Whereas the investors have enough good opportunities to invest in markets, the traders are facing many challenges. The biggest challenge is that most trading opportunities are available in the cyclical businesses like commodities and automobile. The price movements in these stocks are sharp and quick on both sides.
Since most of these stocks (metals, sugar,
paper, cement, textile, power, auto etc.) have already gained significantly
from their recent lows and are no longer available at cheap valuations, the
margin of safety in trading these stocks is obviously low. In past couple of
decades, the commodity cycles have been short and deep. If this cycle also turns
out to be a usual cycle, against a super cycle as widely assumed, the
corrections could be quick and deep.
In these circumstances, most of the traders,
especially the smaller ones, are forced to trade with small quantities. The
holding period is much smaller, mostly less than a week. Profits/losses are
booked at much smaller amount. The number of stocks traded is much larger and
the quality of stocks being traded is deteriorating with every rise in the
prices.
Some readers and trader friends have asked for my
views on trading opportunities in the market.
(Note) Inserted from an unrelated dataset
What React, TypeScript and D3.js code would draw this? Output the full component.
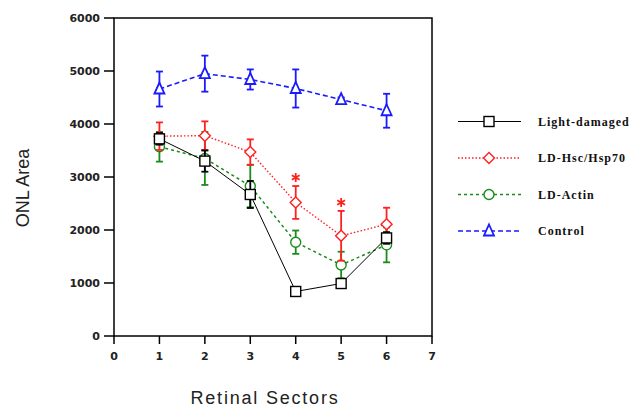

I must say, trading in stocks is
certainly not my domain of expertise. This requires completely different skills
and training. Nonetheless, since a question has been put to me, I must try to
answer with whatever knowledge and experience I have. In my view—
·
In past one month the benchmark
indices have been mostly directionless. However, we have witnessed heightened
volatility in this period. Usually, this phenomenon is witnessed close to the
top or bottom of the market cycle. We may not be close to the peak of the
market, but certainly we are not close to the bottom either.
·
The risk reward for the traders
is negative. The market upside may be limited to 5-7%, whereas the downside
could be in the range of 18-20%, even if the indices retrace 35-40% of the up
move from lows of March 2020.
·
The traditional signals for
correction – Market to GDP, yield differential, EBIDTA Margins peaking, distance
from 200EDMA – are clearly visible but being ignored by the market.
·
The rally in commodities is
totally counterintuitive and may be driven more by hopes of continuing supply
constraints. The inventory buildup may in fact hurt both the hoarder and the
financier in mid-term.
·
Most of the IPOs to be launched
in 2021 are new economy businesses. The structure of the market is clearly
shifting away from the conventional cyclical businesses, in line with the
global trends. Tech enables financial services (Fintech), E-Commerce platforms,
ITeS, AI etc are likely to get maximum allocation of new money. Intuitively,
the market activity shall be dominated by the non-cyclical technology driven
businesses. Healthcare and financials may also continue to remain in the
trading arena. But commodities and utilities should logically be waiting on the
sidelines for another decade at least.